The expected size of the resulting binary is the size without any embedded binary files plus the byte-size of the payload. The following plot shows the resulting binary size relative to that expected size.

Good news: the compiler doesn't add overhead beyond the payload size and a small constant size penalty of ~3KB from the decoding header. Compression allows the payload size to decrease, reducing the impact on binary size and -time.

As an example datapoint, an image with an uncompressed size of 16MB only adds 1.78MB to the resulting binary with zstd compression.

Compile times

The increase in compile times is linear with the size of the payload (note the log scale). Compression decreases the effective payload size. For the biggest 16 MB data sample, compile time increases by 5 seconds uncompressed and 0.5 seconds with zstd.

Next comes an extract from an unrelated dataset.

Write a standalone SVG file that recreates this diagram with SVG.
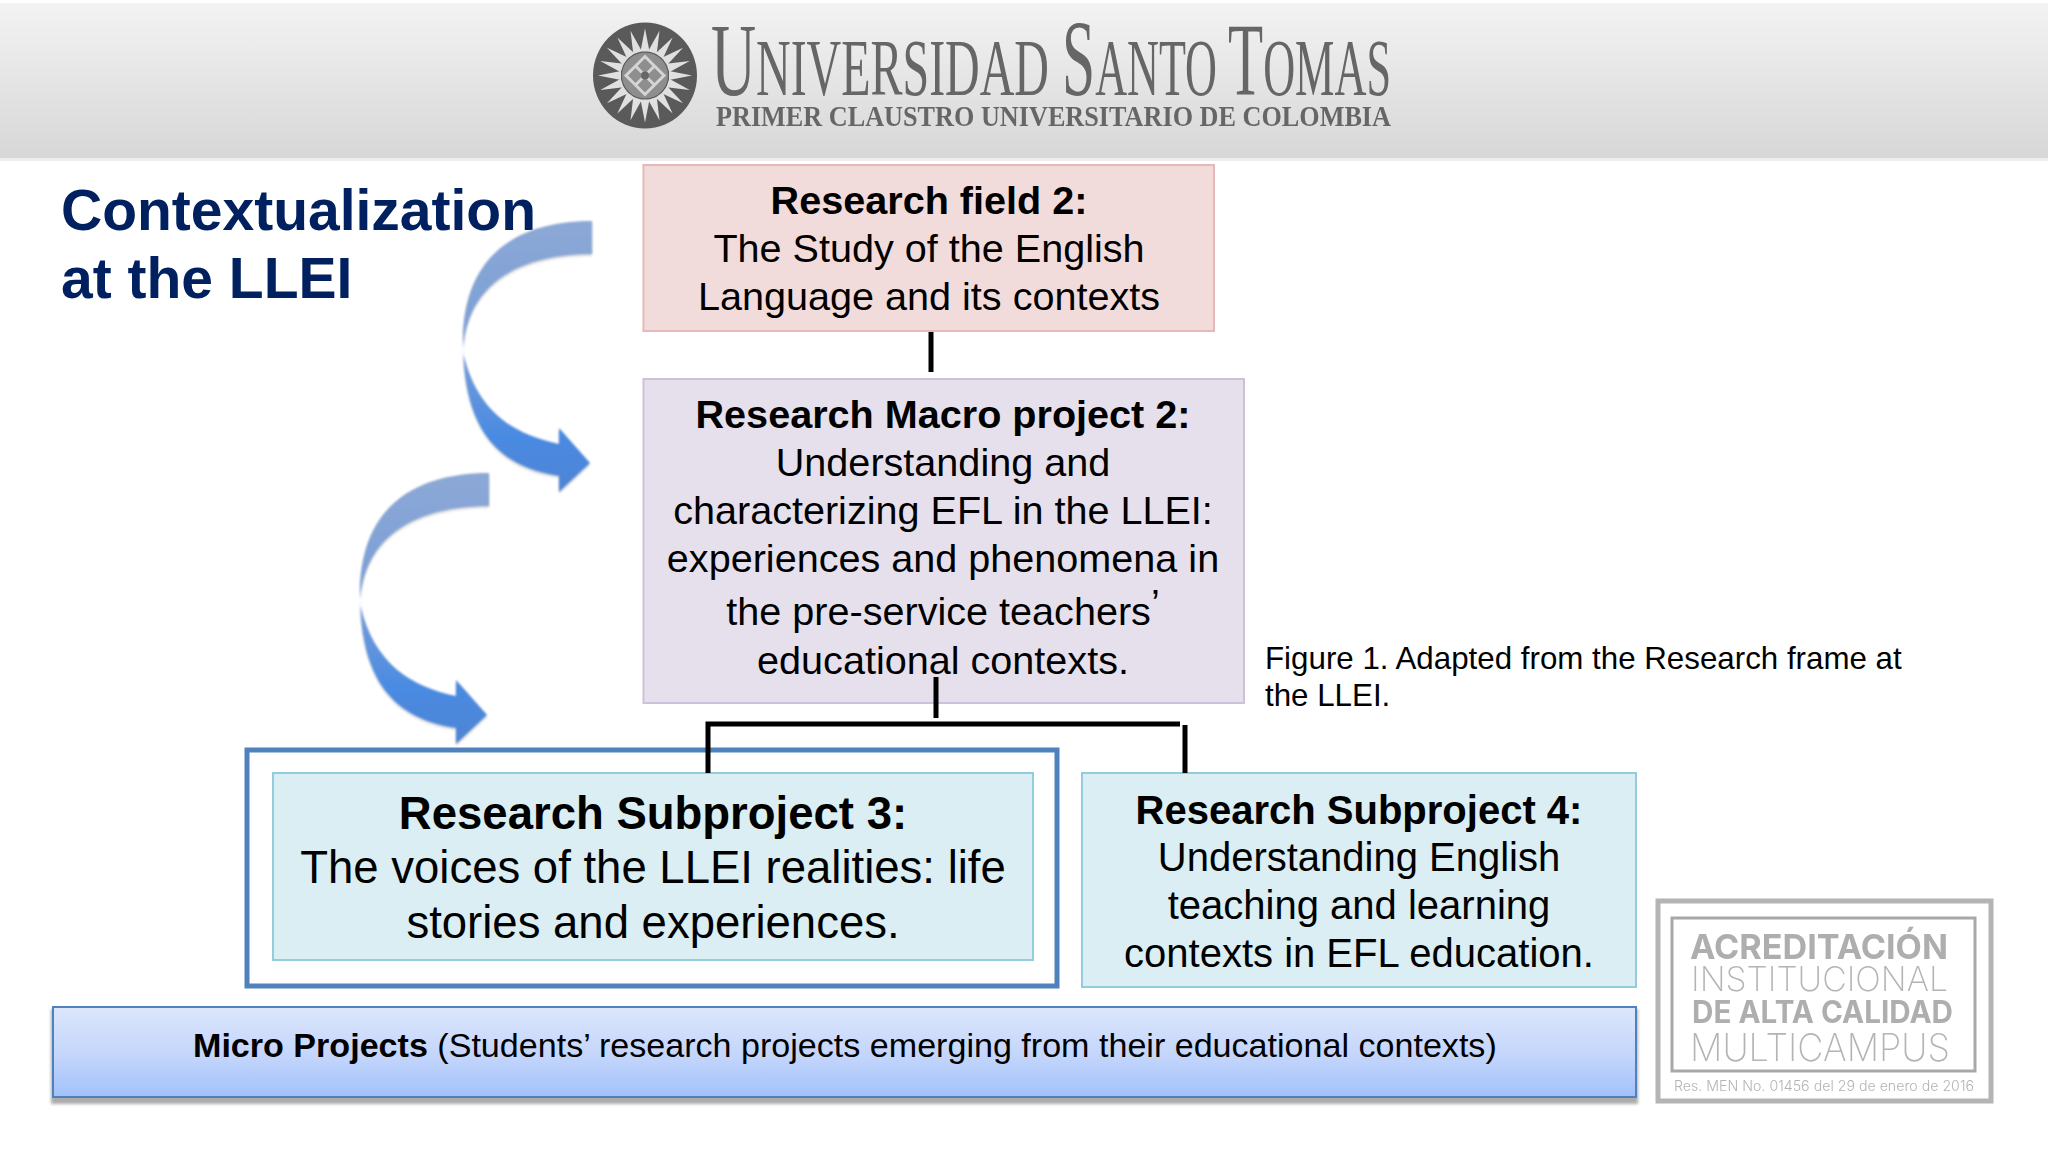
<svg xmlns="http://www.w3.org/2000/svg" xmlns:xlink="http://www.w3.org/1999/xlink" width="2048" height="1152" viewBox="0 0 2048 1152">
<style>
text{font-family:"Liberation Sans",Arial,sans-serif;fill:#000}
.b{font-size:39.600px;text-anchor:middle}
.b4{font-size:40px;text-anchor:middle}
.big{font-size:45.500px;text-anchor:middle}
.s{font-weight:700}
.title{font-size:57px;font-weight:700;fill:#002060}
.cap{font-size:31.300px}
.box{stroke-width:2}
.conn{stroke:#000;stroke-width:5;fill:none}
.lg{font-family:"Liberation Serif",serif;fill:#666}
.bd{font-family:Inter,"Liberation Sans",sans-serif;fill:#aeaeae}
.bl{font-family:Inter,"Liberation Sans",sans-serif;fill:#b4b4b4}
</style>
<defs>
<linearGradient id="hdr" x1="0" y1="0" x2="0" y2="1"><stop offset="0" stop-color="#f3f3f3"/><stop offset="1" stop-color="#d7d7d7"/></linearGradient>
<linearGradient id="micro" x1="0" y1="0" x2="0" y2="1"><stop offset="0" stop-color="#dce7fd"/><stop offset=".55" stop-color="#c3d5fb"/><stop offset="1" stop-color="#a2c1fb"/></linearGradient>
<linearGradient id="arr" x1="0" y1="0" x2="0" y2="1"><stop offset="0" stop-color="#8ca8d6"/><stop offset=".45" stop-color="#7a9fd8"/><stop offset=".8" stop-color="#4a8ae2"/><stop offset="1" stop-color="#4f85d4"/></linearGradient>
<filter id="soft" x="-10%" y="-10%" width="120%" height="120%"><feGaussianBlur stdDeviation=".8"/></filter>
<filter id="soft2" x="-5%" y="-5%" width="110%" height="110%"><feGaussianBlur stdDeviation=".6"/></filter>
<filter id="sh" x="-5%" y="-20%" width="110%" height="140%"><feGaussianBlur stdDeviation="1.800"/></filter>
<filter id="sh2" x="-5%" y="-20%" width="110%" height="140%"><feGaussianBlur stdDeviation="1.500"/></filter>
<path id="curve" d="M592 221C530 221 464 245 463 340C463 420 490 466 559 476L559 492L590 463L559 428L559 444C515 435 476 412 463 352C466 280 525 254 592 254Z"/>
<path id="ray" d="M-4.500 -24L0 -47L4.500 -24Z" fill="#e0e0e0"/>
</defs>
<rect width="2048" height="1152" fill="#fff"/>
<g id="header">
<rect x="0" y="3" width="2048" height="155" fill="url(#hdr)"/>
<rect x="0" y="158" width="2048" height="3" fill="#eeeeee"/>
<g id="logo" filter="url(#soft2)">
<ellipse cx="645" cy="75.500" rx="52" ry="53" fill="#5a5a5a"/>
<g transform="translate(645 75.500)">
<use xlink:href="#ray"/><use xlink:href="#ray" transform="rotate(18)"/><use xlink:href="#ray" transform="rotate(36)"/><use xlink:href="#ray" transform="rotate(54)"/><use xlink:href="#ray" transform="rotate(72)"/><use xlink:href="#ray" transform="rotate(90)"/><use xlink:href="#ray" transform="rotate(108)"/><use xlink:href="#ray" transform="rotate(126)"/><use xlink:href="#ray" transform="rotate(144)"/><use xlink:href="#ray" transform="rotate(162)"/><use xlink:href="#ray" transform="rotate(180)"/><use xlink:href="#ray" transform="rotate(198)"/><use xlink:href="#ray" transform="rotate(216)"/><use xlink:href="#ray" transform="rotate(234)"/><use xlink:href="#ray" transform="rotate(252)"/><use xlink:href="#ray" transform="rotate(270)"/><use xlink:href="#ray" transform="rotate(288)"/><use xlink:href="#ray" transform="rotate(306)"/><use xlink:href="#ray" transform="rotate(324)"/><use xlink:href="#ray" transform="rotate(342)"/>
<circle r="23" fill="#8e8e8e"/>
<path d="M0 -19L19 0L0 19L-19 0Z M-10 -10L10 10 M10 -10L-10 10" fill="none" stroke="#d4d4d4" stroke-width="3"/>
<circle r="4" fill="#666"/>
</g>
<text class="lg" x="711" y="95" textLength="338" lengthAdjust="spacingAndGlyphs" font-size="80"><tspan font-size="104">U</tspan>NIVERSIDAD</text>
<text class="lg" x="1062" y="95" textLength="155" lengthAdjust="spacingAndGlyphs" font-size="80"><tspan font-size="108">S</tspan>ANTO</text>
<text class="lg" x="1228" y="95" textLength="163" lengthAdjust="spacingAndGlyphs" font-size="80"><tspan font-size="104">T</tspan>OMAS</text>
<text class="lg" x="716" y="126" textLength="675" lengthAdjust="spacingAndGlyphs" font-size="30" font-weight="700">PRIMER CLAUSTRO UNIVERSITARIO DE COLOMBIA</text>
</g>
</g>
<g id="heading">
<text class="title" x="61" y="230">Contextualization</text>
<text class="title" x="61" y="298">at the LLEI</text>
</g>
<g id="arrows">
<use xlink:href="#curve" fill="#999" opacity=".35" filter="url(#sh)" transform="translate(0 2)"/>
<use xlink:href="#curve" fill="url(#arr)" filter="url(#soft)"/>
<g transform="translate(-103 252)">
<use xlink:href="#curve" fill="#999" opacity=".35" filter="url(#sh)" transform="translate(0 2)"/>
<use xlink:href="#curve" fill="url(#arr)" filter="url(#soft)"/>
</g>
</g>
<g id="field2">
<rect class="box" x="643.500" y="165" width="570.500" height="166" fill="#f2dcdb" stroke="#e6b9b8"/>
<text class="b" x="929" y="214"><tspan class="s">Research field 2:</tspan></text>
<text class="b" x="929" y="262">The Study of the English</text>
<text class="b" x="929" y="310">Language and its contexts</text>
</g>
<g id="macro2">
<rect class="box" x="643.500" y="379" width="600.500" height="324" fill="#e6e0ec" stroke="#ccc1da"/>
<text class="b" x="943" y="428"><tspan class="s">Research Macro project 2:</tspan></text>
<text class="b" x="943" y="476">Understanding and</text>
<text class="b" x="943" y="524">characterizing EFL in the LLEI:</text>
<text class="b" x="943" y="572">experiences and phenomena in</text>
<text class="b" x="943" y="625">the pre-service teachers<tspan dy="-8">’</tspan></text>
<text class="b" x="943" y="674">educational contexts.</text>
</g>
<g id="caption">
<text class="cap" x="1265" y="669">Figure 1. Adapted from the Research frame at</text>
<text class="cap" x="1265" y="706">the LLEI.</text>
</g>
<g id="subproject3">
<rect x="247" y="750" width="810" height="236" fill="#fff" stroke="#4f81bd" stroke-width="5"/>
<rect class="box" x="273" y="773" width="760" height="187" fill="#daeef3" stroke="#92cddc"/>
<text class="big" x="653" y="829"><tspan class="s">Research Subproject 3:</tspan></text>
<text class="big" x="653" y="883">The voices of the LLEI realities: life</text>
<text class="big" x="653" y="938">stories and experiences.</text>
</g>
<g id="subproject4">
<rect class="box" x="1082" y="773" width="554" height="214" fill="#daeef3" stroke="#92cddc"/>
<text class="b4" x="1359" y="824"><tspan class="s">Research Subproject 4:</tspan></text>
<text class="b4" x="1359" y="871">Understanding English</text>
<text class="b4" x="1359" y="919">teaching and learning</text>
<text class="b4" x="1359" y="967">contexts in EFL education.</text>
</g>
<g id="micro-projects">
<rect x="51" y="1009" width="1587" height="95" fill="#8a8a8a" opacity=".7" filter="url(#sh2)"/>
<rect x="53" y="1007" width="1583" height="90" fill="url(#micro)" stroke="#4f81bd" stroke-width="2"/>
<text x="193" y="1057" font-size="34.100"><tspan class="s">Micro Projects</tspan> (Students’ research projects emerging from their educational contexts)</text>
</g>
<g id="connectors" class="conn">
<path d="M931 332V372"/>
<path d="M936 677V718"/>
<path d="M708 773V724H1180"/>
<path d="M1185 725V773"/>
</g>
<g id="badge" filter="url(#soft2)">
<rect x="1658" y="901" width="333" height="200" fill="#fff" stroke="#b4b4b4" stroke-width="5"/>
<rect x="1672" y="918" width="303" height="153" fill="none" stroke="#a8a8a8" stroke-width="3"/>
<text class="bd" x="1690" y="959" font-size="34" font-weight="700" textLength="258" lengthAdjust="spacingAndGlyphs">ACREDITACIÓN</text>
<text class="bl" x="1691" y="991" font-size="34" font-weight="200" textLength="257" lengthAdjust="spacingAndGlyphs">INSTITUCIONAL</text>
<text class="bd" x="1692" y="1023" font-size="31" font-weight="700" textLength="261" lengthAdjust="spacingAndGlyphs">DE ALTA CALIDAD</text>
<text class="bl" x="1690" y="1061" font-size="38" font-weight="200" textLength="260" lengthAdjust="spacingAndGlyphs">MULTICAMPUS</text>
<text class="bl" x="1674" y="1091" font-size="14" font-weight="300" textLength="300" lengthAdjust="spacingAndGlyphs">Res. MEN No. 01456 del 29 de enero de 2016</text>
</g>
</svg>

The payload header should only be included in one translation unit (TU). With commonplace parallel compilation, the effective compile time increase should only be 1/n (with n threads) of that number because the other n-1 threads can compile other TUs. So even ignoring compression, a payload size of 16MB only increases compile times by 0.06 seconds (assuming 8 threads and enough TUs to saturate them).

Decode speed

Of interest is also the loading speed compared to traditional loading from files. Here's the decoding time for png images relative to the decoding speed from a file with stb_image (lower is faster):

LZ4 performs identical to uncompressed data in decoding speed by being fast enough to not be the bottleneck. zstd is heavier bit also often reduced the compile impact by half compared to LZ4.

Baking performs better than file loading for all sizes and compression types. In particular for small files, which should be the main target demographic for this tool.

All these numbers were measured in release mode (/O2) with Visual Studio 16.11.3, a Ryzen 3800X and a Samsung 970 EVO SSD.

Summary

This is a niche tool. File systems and other means of packing data are a good inventions and the better choice in most cases.

If this suits your needs however, the tradeoffs are manageable.